# What is being asked:
Will you extract the entries word for word? Images should not appear in the copy.
[Task input start]
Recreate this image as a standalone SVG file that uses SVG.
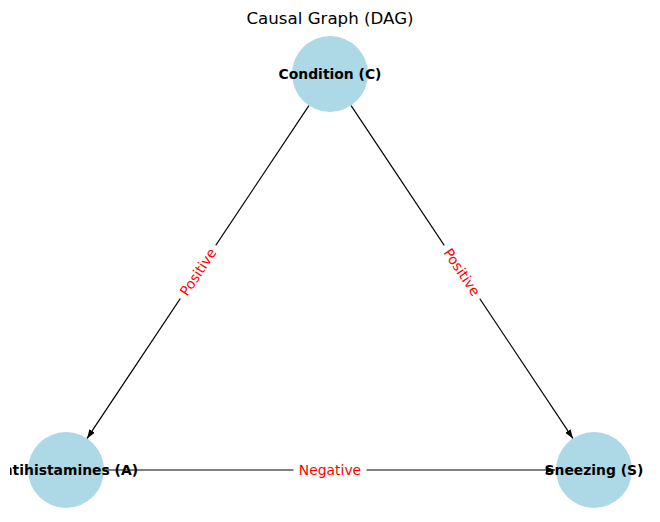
<svg xmlns="http://www.w3.org/2000/svg" width="660" height="522" viewBox="0 0 660 522">
<style>
.node{fill:#add8e6}
.nl{font-family:"DejaVu Sans",sans-serif;font-size:13.9px;font-weight:bold;fill:#000;text-anchor:middle}
.edge{stroke:#000;stroke-width:1.2;fill:none}
.el{font-family:"DejaVu Sans",sans-serif;font-size:13.9px;fill:#ff0000;text-anchor:middle}
.bg{fill:#fff}
.title{font-family:"DejaVu Sans",sans-serif;font-size:16.67px;fill:#000;text-anchor:middle}
</style>
<defs>
<marker id="arr" viewBox="0 0 10 10" refX="10" refY="5" markerWidth="9" markerHeight="9" markerUnits="userSpaceOnUse" orient="auto">
<path d="M0,1.5 L10,5 L0,8.5 Z" fill="#000"/>
</marker>
<clipPath id="axes"><rect x="10" y="0" width="640" height="522"/></clipPath>
</defs>
<rect width="660" height="522" fill="#fff"/>
<text class="title" x="330" y="24">Causal Graph (DAG)</text>
<g id="node-C"><circle class="node" cx="330" cy="74" r="38"/><text class="nl" x="330" y="78.5" clip-path="url(#axes)">Condition (C)</text></g>
<g id="node-A"><circle class="node" cx="66" cy="470" r="38"/><text class="nl" x="65" y="474.5" clip-path="url(#axes)">Antihistamines (A)</text></g>
<g id="node-S"><circle class="node" cx="594" cy="470" r="38"/><text class="nl" x="594" y="474.5" clip-path="url(#axes)">Sneezing (S)</text></g>
<g id="connectors">
<line class="edge" x1="308.9" y1="105.6" x2="87.1" y2="438.4" marker-end="url(#arr)"/>
<line class="edge" x1="351.1" y1="105.6" x2="572.9" y2="438.4" marker-end="url(#arr)"/>
<line class="edge" x1="104" y1="470" x2="555" y2="470" marker-end="url(#arr)"/>
<g transform="translate(198,272) rotate(-56.31)"><rect class="bg" x="-32" y="-10" width="64" height="20"/><text class="el" x="0" y="5">Positive</text></g>
<g transform="translate(462,272) rotate(56.31)"><rect class="bg" x="-32" y="-10" width="64" height="20"/><text class="el" x="0" y="5">Positive</text></g>
<g transform="translate(330,470)"><rect class="bg" x="-36.5" y="-10" width="73" height="20"/><text class="el" x="0" y="5">Negative</text></g>
</g>
</svg>
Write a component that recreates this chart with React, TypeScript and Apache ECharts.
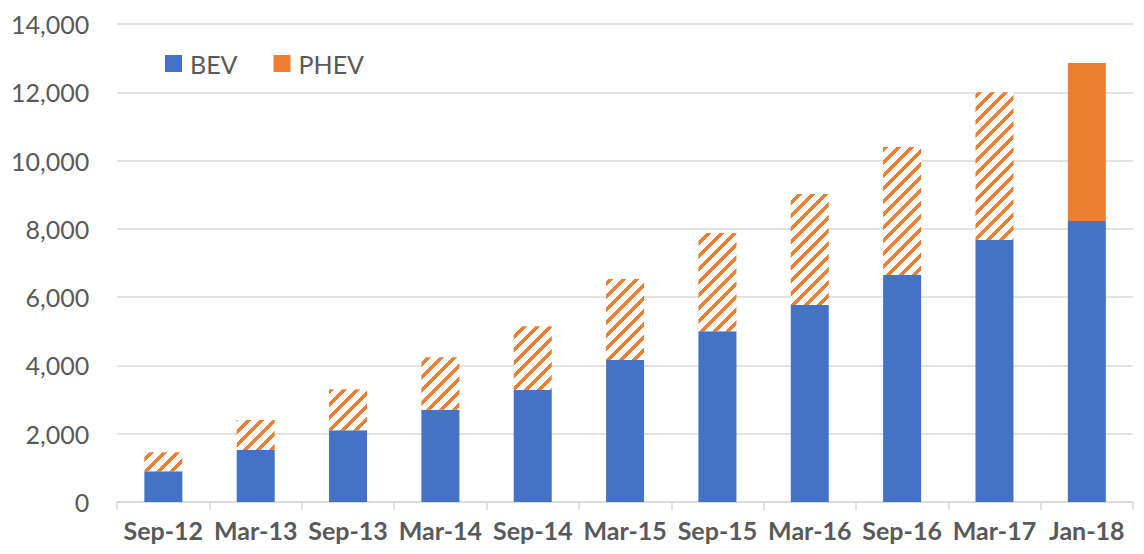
import React, { useEffect, useRef } from "react";
import * as echarts from "echarts";

const categories = ["Sep-12", "Mar-13", "Sep-13", "Mar-14", "Sep-14", "Mar-15", "Sep-15", "Mar-16", "Sep-16", "Mar-17", "Jan-18"];
const bevValues = [900, 1520, 2100, 2700, 3280, 4160, 5000, 5770, 6650, 7670, 8230];
const phevValues = [560, 880, 1200, 1540, 1870, 2370, 2880, 3250, 3750, 4330, 4630];
const hatchedCount = 10; // first ten PHEV bars are hatched (estimates), last one solid

const BLUE = "#4472C4";
const ORANGE = "#ED7D31";
const TEXT = "#595959";
const GRID = "#D9D9D9";
const FONT = "Lato, 'Open Sans', sans-serif";

function makeHatch(): HTMLCanvasElement {
  const n = 13;
  const c = document.createElement("canvas");
  c.width = n;
  c.height = n;
  const ctx = c.getContext("2d")!;
  ctx.fillStyle = "#ffffff";
  ctx.fillRect(0, 0, n, n);
  ctx.fillStyle = ORANGE;
  for (let y = 0; y < n; y++) {
    for (let x = 0; x < n; x++) {
      if ((x + y) % n < 5) ctx.fillRect(x, y, 1, 1);
    }
  }
  return c;
}

export default function App() {
  const ref = useRef<HTMLDivElement>(null);
  useEffect(() => {
    if (!ref.current) return;
    const chart = echarts.init(ref.current, undefined, { renderer: "svg" });
    const hatch = makeHatch();
    const phevData = phevValues.map((v, i) =>
      i < hatchedCount
        ? { value: v, itemStyle: { color: { image: hatch, repeat: "repeat" } as any } }
        : { value: v }
    );
    chart.setOption({
      animation: false,
      grid: { left: 108, right: 3, top: 16, bottom: 44, containLabel: false },
      legend: {
        left: 152,
        top: 38,
        icon: "rect",
        itemWidth: 17,
        itemHeight: 17,
        itemGap: 36,
        textStyle: { color: TEXT, fontSize: 25, fontFamily: FONT, padding: [0, 0, 0, 3] },
        data: ["BEV", "PHEV"],
      },
      xAxis: {
        type: "category",
        data: categories,
        axisLine: { show: true, lineStyle: { color: GRID, width: 1.5 } },
        axisTick: { show: true, length: 8, lineStyle: { color: GRID, width: 1.5 } },
        axisLabel: {
          color: TEXT,
          fontSize: 25,
          fontWeight: "bold",
          fontFamily: FONT,
          margin: 15,
          interval: 0,
        },
      },
      yAxis: {
        type: "value",
        min: 0,
        max: 14000,
        interval: 2000,
        axisLine: { show: false },
        axisTick: { show: false },
        splitLine: { lineStyle: { color: GRID, width: 1.5 } },
        axisLabel: {
          color: TEXT,
          fontSize: 25,
          fontFamily: FONT,
          margin: 28,
          formatter: (v: number) => v.toLocaleString("en-US"),
        },
      },
      series: [
        {
          name: "BEV",
          type: "bar",
          stack: "total",
          barWidth: 38,
          itemStyle: { color: BLUE },
          data: bevValues,
        },
        {
          name: "PHEV",
          type: "bar",
          stack: "total",
          barWidth: 38,
          itemStyle: { color: ORANGE },
          data: phevData,
        },
      ],
    });
    return () => chart.dispose();
  }, []);
  return <div ref={ref} style={{ width: 1128, height: 538 }} />;
}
[Task input end]
# Finished exercise:
Recreate this image as a standalone SVG file that uses SVG.
<svg xmlns="http://www.w3.org/2000/svg" width="660" height="522" viewBox="0 0 660 522">
<style>
.node{fill:#add8e6}
.nl{font-family:"DejaVu Sans",sans-serif;font-size:13.9px;font-weight:bold;fill:#000;text-anchor:middle}
.edge{stroke:#000;stroke-width:1.2;fill:none}
.el{font-family:"DejaVu Sans",sans-serif;font-size:13.9px;fill:#ff0000;text-anchor:middle}
.bg{fill:#fff}
.title{font-family:"DejaVu Sans",sans-serif;font-size:16.67px;fill:#000;text-anchor:middle}
</style>
<defs>
<marker id="arr" viewBox="0 0 10 10" refX="10" refY="5" markerWidth="9" markerHeight="9" markerUnits="userSpaceOnUse" orient="auto">
<path d="M0,1.5 L10,5 L0,8.5 Z" fill="#000"/>
</marker>
<clipPath id="axes"><rect x="10" y="0" width="640" height="522"/></clipPath>
</defs>
<rect width="660" height="522" fill="#fff"/>
<text class="title" x="330" y="24">Causal Graph (DAG)</text>
<g id="node-C"><circle class="node" cx="330" cy="74" r="38"/><text class="nl" x="330" y="78.5" clip-path="url(#axes)">Condition (C)</text></g>
<g id="node-A"><circle class="node" cx="66" cy="470" r="38"/><text class="nl" x="65" y="474.5" clip-path="url(#axes)">Antihistamines (A)</text></g>
<g id="node-S"><circle class="node" cx="594" cy="470" r="38"/><text class="nl" x="594" y="474.5" clip-path="url(#axes)">Sneezing (S)</text></g>
<g id="connectors">
<line class="edge" x1="308.9" y1="105.6" x2="87.1" y2="438.4" marker-end="url(#arr)"/>
<line class="edge" x1="351.1" y1="105.6" x2="572.9" y2="438.4" marker-end="url(#arr)"/>
<line class="edge" x1="104" y1="470" x2="555" y2="470" marker-end="url(#arr)"/>
<g transform="translate(198,272) rotate(-56.31)"><rect class="bg" x="-32" y="-10" width="64" height="20"/><text class="el" x="0" y="5">Positive</text></g>
<g transform="translate(462,272) rotate(56.31)"><rect class="bg" x="-32" y="-10" width="64" height="20"/><text class="el" x="0" y="5">Positive</text></g>
<g transform="translate(330,470)"><rect class="bg" x="-36.5" y="-10" width="73" height="20"/><text class="el" x="0" y="5">Negative</text></g>
</g>
</svg>
Write a component that recreates this chart with React, TypeScript and Apache ECharts.
import React, { useEffect, useRef } from "react";
import * as echarts from "echarts";

const categories = ["Sep-12", "Mar-13", "Sep-13", "Mar-14", "Sep-14", "Mar-15", "Sep-15", "Mar-16", "Sep-16", "Mar-17", "Jan-18"];
const bevValues = [900, 1520, 2100, 2700, 3280, 4160, 5000, 5770, 6650, 7670, 8230];
const phevValues = [560, 880, 1200, 1540, 1870, 2370, 2880, 3250, 3750, 4330, 4630];
const hatchedCount = 10; // first ten PHEV bars are hatched (estimates), last one solid

const BLUE = "#4472C4";
const ORANGE = "#ED7D31";
const TEXT = "#595959";
const GRID = "#D9D9D9";
const FONT = "Lato, 'Open Sans', sans-serif";

function makeHatch(): HTMLCanvasElement {
  const n = 13;
  const c = document.createElement("canvas");
  c.width = n;
  c.height = n;
  const ctx = c.getContext("2d")!;
  ctx.fillStyle = "#ffffff";
  ctx.fillRect(0, 0, n, n);
  ctx.fillStyle = ORANGE;
  for (let y = 0; y < n; y++) {
    for (let x = 0; x < n; x++) {
      if ((x + y) % n < 5) ctx.fillRect(x, y, 1, 1);
    }
  }
  return c;
}

export default function App() {
  const ref = useRef<HTMLDivElement>(null);
  useEffect(() => {
    if (!ref.current) return;
    const chart = echarts.init(ref.current, undefined, { renderer: "svg" });
    const hatch = makeHatch();
    const phevData = phevValues.map((v, i) =>
      i < hatchedCount
        ? { value: v, itemStyle: { color: { image: hatch, repeat: "repeat" } as any } }
        : { value: v }
    );
    chart.setOption({
      animation: false,
      grid: { left: 108, right: 3, top: 16, bottom: 44, containLabel: false },
      legend: {
        left: 152,
        top: 38,
        icon: "rect",
        itemWidth: 17,
        itemHeight: 17,
        itemGap: 36,
        textStyle: { color: TEXT, fontSize: 25, fontFamily: FONT, padding: [0, 0, 0, 3] },
        data: ["BEV", "PHEV"],
      },
      xAxis: {
        type: "category",
        data: categories,
        axisLine: { show: true, lineStyle: { color: GRID, width: 1.5 } },
        axisTick: { show: true, length: 8, lineStyle: { color: GRID, width: 1.5 } },
        axisLabel: {
          color: TEXT,
          fontSize: 25,
          fontWeight: "bold",
          fontFamily: FONT,
          margin: 15,
          interval: 0,
        },
      },
      yAxis: {
        type: "value",
        min: 0,
        max: 14000,
        interval: 2000,
        axisLine: { show: false },
        axisTick: { show: false },
        splitLine: { lineStyle: { color: GRID, width: 1.5 } },
        axisLabel: {
          color: TEXT,
          fontSize: 25,
          fontFamily: FONT,
          margin: 28,
          formatter: (v: number) => v.toLocaleString("en-US"),
        },
      },
      series: [
        {
          name: "BEV",
          type: "bar",
          stack: "total",
          barWidth: 38,
          itemStyle: { color: BLUE },
          data: bevValues,
        },
        {
          name: "PHEV",
          type: "bar",
          stack: "total",
          barWidth: 38,
          itemStyle: { color: ORANGE },
          data: phevData,
        },
      ],
    });
    return () => chart.dispose();
  }, []);
  return <div ref={ref} style={{ width: 1128, height: 538 }} />;
}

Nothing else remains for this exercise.